Bruce Campbell é um dos principais defensores de uma interação maior entre fatores sociais e naturais – biológicos e ecológicos – para explicar a história da Idade Média, à maneira do que havia feito Alfred Crosby para a conquista da América. Campbell não nega as pressões demográficas e as dificuldades de produção agrícola, anteriores à peste, mas chama atenção para uma grande mudança climática ocorrida ainda antes, no final do século XIII.

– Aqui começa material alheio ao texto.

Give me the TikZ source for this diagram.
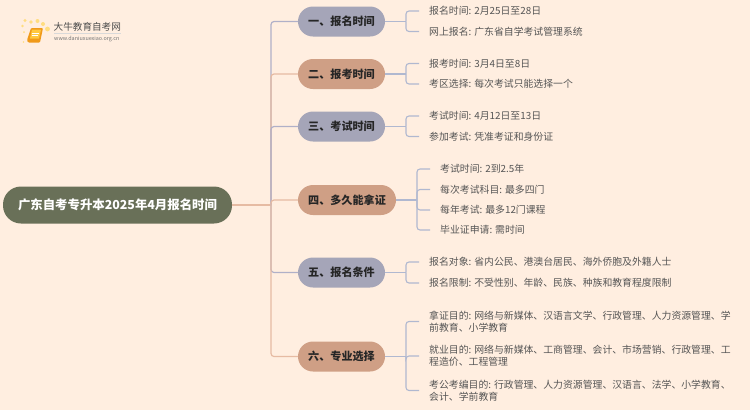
\documentclass[tikz,border=0pt]{standalone}
\usepackage{fontspec}
\setmainfont{Noto Sans CJK SC}
\definecolor{bgc}{HTML}{FFEEE0}
\definecolor{rootc}{HTML}{697058}
\definecolor{grayb}{HTML}{A5A5B8}
\definecolor{peachb}{HTML}{CF9F85}
\definecolor{linegray}{HTML}{B0B0C8}
\definecolor{linepeach}{HTML}{E6BBA3}
\definecolor{leafline}{HTML}{B0B8D0}
\definecolor{leaftext}{HTML}{555555}
\definecolor{bookc}{HTML}{F09A1A}
\definecolor{bookin}{HTML}{FFC840}
\definecolor{dotcol}{HTML}{FFDD80}
\tikzset{
  x=1pt,y=-1pt,
  rootbox/.style={rounded corners=18pt,fill=rootc,text=white,minimum height=37pt,minimum width=229pt,inner sep=0pt,font=\fontsize{12.4}{15}\selectfont\bfseries},
  branchg/.style={rounded corners=15pt,fill=grayb,text=black!85,minimum height=30pt,minimum width=87pt,inner sep=0pt,font=\fontsize{11.1}{14}\selectfont\bfseries},
  branchp/.style={branchg,fill=peachb},
  leaf/.style={anchor=west,inner xsep=10pt,inner ysep=0pt,text=leaftext,align=left,font=\fontsize{9.86}{12.4}\selectfont},
  gconn/.style={draw=linegray,line width=1.2pt,rounded corners=3pt},
  pconn/.style={draw=linepeach,line width=1.2pt,rounded corners=3pt},
  lconn/.style={draw=leafline,line width=1.1pt,rounded corners=3pt},
  dotc/.style={fill=dotcol,draw=none}
}
\begin{document}
\begin{tikzpicture}
\useasboundingbox[fill=bgc] (0,0) rectangle (750,410);
% logo
\foreach \a/\b/\r in {24/32/1.0,22.5/26/1.3,25/20.5/1.6,31/22/1.9,37.5/21/2.0,43/24/2.0,47.5/29/2.4,23.5/42/0.8}
  \fill[dotc] (\a,\b) circle (\r);
\fill[bookc,rounded corners=1pt] (31,28) -- (43,28) -- (40,42.5) -- (28,42.5) -- (27,40) -- cycle;
\fill[bookin] (32,29.5) -- (41,29.5) -- (39,38.5) -- (30,38.5) -- cycle;
\draw[white,line width=0.5pt] (32,33) -- (39,33) (31.5,35) -- (38,35);
\node[inner sep=0pt,anchor=west,text=black!70,font=\fontsize{9.6}{11}\selectfont] (logoa) at (53.5,27) {大牛教育自考网};
\node[inner sep=0pt,anchor=west,text=black!55,font=\fontsize{5.4}{7}\selectfont] (logob) at (54,39) {www.daniuxuexiao.org.cn};
\draw[black!15,line width=.4pt] (54,33.5) -- (121,33.5);

\node[rootbox] (root) at (117.5,205) {广东自考专升本2025年4月报名时间};
\coordinate (j) at (271,205);

\node[branchg] (b1) at (341.5,21.5) {一、报名时间};
\node[branchp] (b2) at (341.5,74) {二、报考时间};
\node[branchg] (b3) at (341.5,126.5) {三、考试时间};
\node[branchp,minimum width=98pt] (b4) at (347,200) {四、多久能拿证};
\node[branchg] (b5) at (341.5,272.5) {五、报名条件};
\node[branchp] (b6) at (341.5,356.5) {六、专业选择};

\draw[pconn] (root.east) -- (j);
\draw[gconn] (j) |- (b1.west);
\draw[pconn] (j) |- (b2.west);
\draw[gconn] (j) |- (b3.west);
\draw[pconn] (j) |- (b4.west);
\draw[gconn] (j) |- (b5.west);
\draw[pconn] (j) |- (b6.west);

\node[leaf] (l11) at (419,11) {报名时间: 2月25日至28日};
\node[leaf] (l12) at (419,31.5) {网上报名: 广东省自学考试管理系统};
\node[leaf] (l21) at (419,63.5) {报考时间: 3月4日至8日};
\node[leaf] (l22) at (419,84) {考区选择: 每次考试只能选择一个};
\node[leaf] (l31) at (419,116) {考试时间: 4月12日至13日};
\node[leaf] (l32) at (419,136.5) {参加考试: 凭准考证和身份证};
\node[leaf] (l41) at (430,169) {考试时间: 2到2.5年};
\node[leaf] (l42) at (430,189.5) {每次考试科目: 最多四门};
\node[leaf] (l43) at (430,210) {每年考试: 最多12门课程};
\node[leaf] (l44) at (430,230) {毕业证申请: 需时间};
\node[leaf] (l51) at (419,262) {报名对象: 省内公民、港澳台居民、海外侨胞及外籍人士};
\node[leaf] (l52) at (419,283) {报名限制: 不受性别、年龄、民族、种族和教育程度限制};
\node[leaf] (l61) at (419,321.5) {拿证目的: 网络与新媒体、汉语言文学、行政管理、人力资源管理、学\\前教育、小学教育};
\node[leaf] (l62) at (419,356) {就业目的: 网络与新媒体、工商管理、会计、市场营销、行政管理、工\\程造价、工程管理};
\node[leaf] (l63) at (419,390.5) {考公考编目的: 行政管理、人力资源管理、汉语言、法学、小学教育、\\会计、学前教育};

\coordinate (m1) at (406,21.5);
\coordinate (m2) at (406,74);
\coordinate (m3) at (406,126.5);
\coordinate (m4) at (417,200);
\coordinate (m5) at (406,272.5);
\coordinate (m6) at (406,356.5);
\foreach \b/\m/\ls in {b1/m1/{l11,l12},b2/m2/{l21,l22},b3/m3/{l31,l32},b4/m4/{l41,l42,l43,l44},b5/m5/{l51,l52},b6/m6/{l61,l62,l63}}{
  \draw[lconn] (\b.east) -- (\m);
  \foreach \l in \ls { \draw[lconn] (\m) |- (\l.west); }
}
\end{tikzpicture}
\end{document}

Depois de duzentos anos de boas condições de temperatura e chuvas, coincidentes com o aumento populacional e a maior integração comercial com a Ásia via Rota da Seda, a Europa conheceu uma redução súbita e importante das temperaturas médias no continente e um aumento dos índices pluviométricos, seguidos por décadas de maior instabilidade climática. Essas alterações atmosféricas provocaram uma sequência de problemas nas safras de alimentos e facilitaram o surgimento de doenças nos rebanhos. Também foram responsáveis, segundo o historiador britânico, pelas condições ecológicas que permitiram à bactéria causadora da peste negra e aos seus vetores – pulgas, empoleiradas em ratos – se multiplicar e chegar à Europa.
Mudanças no sistema “socioecológico” medieval, diz Campbell, “desafiam qualquer relação simples de ‘causa e efeito’” e servem para lembrar que cada estágio da transição do século XIV “foi único, com resultados que eram raramente predeterminados e sempre sujeitos a imprevisibilidades”. “Não houve nada pré-ordenado em relação ao que aconteceu. Em qualquer uma das conjunturas, vários resultados diferentes eram possíveis dependendo das configurações precisas de forças humanas e ambientais. A contingência, portanto, importava, bem como imbricações fortuitas de processos humanos e naturais.”
Essa é uma forma menos tranquilizadora de se compreender a história. Nela, embora se possa explicar a maior probabilidade de doenças infecciosas num mundo cada vez mais conectado, por exemplo, não se pode prever quando a próxima mutação de vírus irá emergir, contaminar humanos e dar origem a uma pandemia – com sabe-se lá que efeitos sociais e econômicos.
“Nós, historiadores, não estamos de modo algum preparados para trabalhar com o acaso”, observou Manolo Florentino, antes de lembrar uma passagem do romance Moby Dick, que ele parafraseou. “Tem um certo momento em que o Melville fala o seguinte: Tudo bem, os acontecimentos são fruto da necessidade, do livre-arbítrio – mas o golpe final cabe ao acaso.”
[1] O título do livro é um jogo de palavras com o sobrenome da protagonista da história, a radialista Genie Chance, e o substantivo chance que, em inglês, significa “acaso”. Assim, o título pode ser entendido como “isso é obra do acaso” ou “aqui quem fala é a Chance”.